Premièrement, les biens publics doivent être conçus pour répondre aux besoins prioritaires des paysans. Résorber les déséquilibres structurels dans leur fourniture exige une transition du modèle étatique dominant vers une approche fondée sur les besoins. Cela implique d'instaurer un mécanisme décisionnel hybride intégrant à la fois l'orientation politique descendante et la participation ascendante. L'objectif est d'éviter la dérive courante consistant à déployer des politiques inadaptées tout en occultant les priorités réelles des communautés.
Deuxièmement, les modèles de gouvernance doivent évoluer vers une architecture collaborative intégrant des acteurs pluriels.
Un cadre de gouvernance efficace doit conjuguer les fondements institutionnels nationaux avec des mécanismes locaux différenciés, permettant ainsi à un éventail élargi de parties prenantes de participer. Cette approche jette les bases d'une structure de co-gouvernance équilibrant les dynamiques de pouvoir, identifiant les intérêts communs au sein de la société rurale, et renforçant tant l'efficience que l'implication citoyenne.
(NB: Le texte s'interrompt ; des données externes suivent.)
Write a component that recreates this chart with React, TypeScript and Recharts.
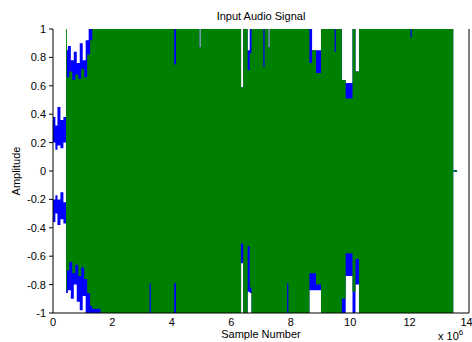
import React from 'react'
import { Area, ComposedChart, Line, XAxis, YAxis } from 'recharts'

// x in units of 10^6 samples
const xTicks = [0, 2, 4, 6, 8, 10, 12, 14]
const yTicks = [-1, -0.8, -0.6, -0.4, -0.2, 0, 0.2, 0.4, 0.6, 0.8, 1]

// green channel envelope (step)
const greenX = [0.44, 0.47, 0.55, 0.65, 0.75, 0.85, 0.95, 1.05, 1.15, 1.25, 1.32, 1.6, 3.25, 3.29, 4.08, 4.14, 4.93, 4.97, 6.33, 6.4, 6.55, 6.62, 6.68, 7.08, 7.12, 7.25, 7.29, 7.88, 7.92, 8.63, 8.72, 8.85, 9.02, 9.48, 9.52, 9.72, 9.85, 10.08, 10.18, 10.3, 12.03, 12.07, 13.47]
const greenHi = [1, 0.66, 0.7, 0.64, 0.68, 0.65, 0.72, 0.66, 0.82, 0.92, 1, 1, 1, 1, 0.75, 1, 0.87, 1, 0.59, 1, 0.71, 0.83, 1, 0.73, 1, 0.87, 1, 1, 1, 0.76, 0.85, 0.69, 1, 0.84, 1, 0.64, 0.51, 1, 0.7, 1, 0.94, 1, 1]
const greenLo = [-0.84, -0.7, -0.64, -0.72, -0.66, -0.74, -0.68, -0.76, -0.86, -0.95, -0.97, -1, -0.79, -1, -0.79, -1, -1, -1, -0.51, -1, -0.53, -0.82, -1, -1, -1, -1, -1, -0.79, -1, -0.72, -0.72, -0.8, -1, -1, -1, -0.9, -0.58, -0.85, -0.62, -1, -1, -1, -1]

// blue channel envelope (only shows where it exceeds green)
const blueX = [0.44, 0.5, 0.6, 0.7, 0.8, 0.9, 1.0, 1.1, 1.2, 4.93, 4.97, 6.33, 6.4, 6.55, 6.62, 6.68, 7.25, 7.29, 8.63, 8.72, 9.02, 9.72, 9.85, 10.08, 10.18, 10.3, 13.47]
const blueHi = [0.85, 0.88, 0.78, 0.84, 0.76, 0.9, 0.78, 0.92, 1, 0.87, 1, 0.59, 1, 0.85, 1, 1, 0.87, 1, 1, 0.85, 1, 0.64, 0.62, 1, 0.7, 1, 1]
const blueLo = [-0.86, -0.84, -0.9, -0.8, -0.92, -0.98, -0.88, -1, -1, -1, -1, -0.65, -1, -0.85, -0.86, -1, -1, -1, -0.84, -0.84, -1, -1, -0.74, -1, -0.8, -1, -1]

// quiet lead-in before the green channel starts: two blue bands
const leadX = [0, 0.08, 0.15, 0.25, 0.35, 0.44]
const leadTopHi = [0.38, 0.32, 0.45, 0.36, 0.38, 0.38]
const leadTopLo = [0.2, 0.15, 0.18, 0.16, 0.2, 0.2]
const leadBotHi = [-0.2, -0.17, -0.2, -0.15, -0.22, -0.22]
const leadBotLo = [-0.36, -0.3, -0.38, -0.34, -0.37, -0.37]

// tail after the signal ends
const tailX = [13.47, 13.6]
const tailY = [0, 0]

const green = greenX.map((x, i) => ({ x, v: [greenLo[i], greenHi[i]] }))
const blue = blueX.map((x, i) => ({ x, v: [blueLo[i], blueHi[i]] }))
const leadTop = leadX.map((x, i) => ({ x, v: [leadTopLo[i], leadTopHi[i]] }))
const leadBot = leadX.map((x, i) => ({ x, v: [leadBotLo[i], leadBotHi[i]] }))
const tail = tailX.map((x, i) => ({ x, y: tailY[i] }))

const font = '"Liberation Sans", Arial, sans-serif'

const RightTick = (props: any) => {
  const { x, y } = props
  return <line x1={x - 4} x2={x} y1={y} y2={y} stroke="#000" />
}

export default function App() {
  return (
    <div style={{ position: 'absolute', left: 0, top: 0, width: 472, height: 342, background: '#fff', fontFamily: font }}>
      <ComposedChart width={472} height={342} margin={{ top: 29, right: 0, bottom: 0, left: 0 }}>
        <XAxis xAxisId="b" type="number" dataKey="x" domain={[0, 14]} ticks={xTicks} allowDataOverflow
          axisLine={{ stroke: '#000' }} tickLine={false} tickSize={0} tickMargin={5} height={29}
          tick={{ fontSize: 11, fill: '#000', fontFamily: font }} />
        <XAxis xAxisId="t" orientation="top" type="number" domain={[0, 14]} height={0}
          axisLine={{ stroke: '#999' }} tick={false} tickLine={false} />
        <YAxis yAxisId="l" type="number" domain={[-1, 1]} ticks={yTicks} width={53} allowDataOverflow
          axisLine={{ stroke: '#000' }} tickLine={{ stroke: '#000' }} tickSize={4} tickMargin={3}
          tick={{ fontSize: 11, fill: '#000', fontFamily: font }} />
        <YAxis yAxisId="r" orientation="right" type="number" domain={[-1, 1]} ticks={yTicks} width={3}
          axisLine={{ stroke: '#000' }} tickLine={false} tickSize={0} tickMargin={0} tick={<RightTick />} />
        <Area xAxisId="b" yAxisId="l" data={leadTop} dataKey="v" type="stepAfter" stroke="none" fill="#0000ff" fillOpacity={1} isAnimationActive={false} />
        <Area xAxisId="b" yAxisId="l" data={leadBot} dataKey="v" type="stepAfter" stroke="none" fill="#0000ff" fillOpacity={1} isAnimationActive={false} />
        <Area xAxisId="b" yAxisId="l" data={blue} dataKey="v" type="stepAfter" stroke="none" fill="#0000ff" fillOpacity={1} isAnimationActive={false} />
        <Area xAxisId="b" yAxisId="l" data={green} dataKey="v" type="stepAfter" stroke="none" fill="#008000" fillOpacity={1} isAnimationActive={false} />
        <Line xAxisId="b" yAxisId="l" data={tail} dataKey="y" stroke="#006060" strokeWidth={2} dot={false} isAnimationActive={false} />
      </ComposedChart>
      <div style={{ position: 'absolute', left: 0, width: 522, top: 10, textAlign: 'center', fontSize: 11, color: '#000' }}>Input Audio Signal</div>
      <div style={{ position: 'absolute', left: 0, width: 522, top: 328, textAlign: 'center', fontSize: 11, color: '#000' }}>Sample Number</div>
      <div style={{ position: 'absolute', left: 16, top: 171, transform: 'translate(-50%, -50%) rotate(-90deg)', fontSize: 11, color: '#000', whiteSpace: 'nowrap' }}>Amplitude</div>
      <div style={{ position: 'absolute', left: 438, top: 326, fontSize: 11, lineHeight: '14px', color: '#000', whiteSpace: 'nowrap' }}>x 10<sup style={{ fontSize: 8, verticalAlign: 5 }}>6</sup></div>
    </div>
  )
}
Troisièmement, le recrutement et la nomination des cadres doivent s'affranchir des conventions rigides. Le talent constitue la pierre angulaire de la revitalisation rurale, et attirer des professionnels compétents en agronomie, engagés envers les communautés rurales et empathiques envers les paysans exige des politiques de sélection et d'emploi flexibles et méritocratiques. Encourager les talents à servir les territoires ruraux par l'innovation politique contribuera à faire évoluer les équipes de gouvernance locale d'un système fermé vers un modèle plus ouvert, dynamique et réactif face aux défis de la dépopulation rurale.
Quatrièmement, le renforcement organisationnel du Parti en base doit prioriser l'implication publique et la mobilisation citoyenne. Dans l'objectif global de revitalisation rurale, les organisations locales du Parti assument une responsabilité vitale de fédération des soutiens communautaires. Ainsi, la transition d'une logique purement directive vers un modèle plus dynamique et participatif s'avère indispensable, ce qui exige non seulement une restructuration des organisations rurales de base, mais aussi un renforcement de la confiance et de l'interaction vertueuse entre les cellules du Parti et les villageois.
Cinquièmement, les mécanismes d'évaluation doivent privilégier une approche axée sur les résultats. Pour améliorer la qualité et l'efficience de la gouvernance, le contrôle de performance doit recentrer son attention de la conformité procédurale vers les réalisations tangibles. La reconnaissance et la rétribution des résultats efficaces peuvent inciter les échelons locaux et leurs cadres à atteindre plus précisément les objectifs de gouvernance, tout en stimulant l'innovation sur le terrain.
Chen Wensheng relève de l'Institut de la Revitalisation rurale de Chine à l'Université normale du Hunan.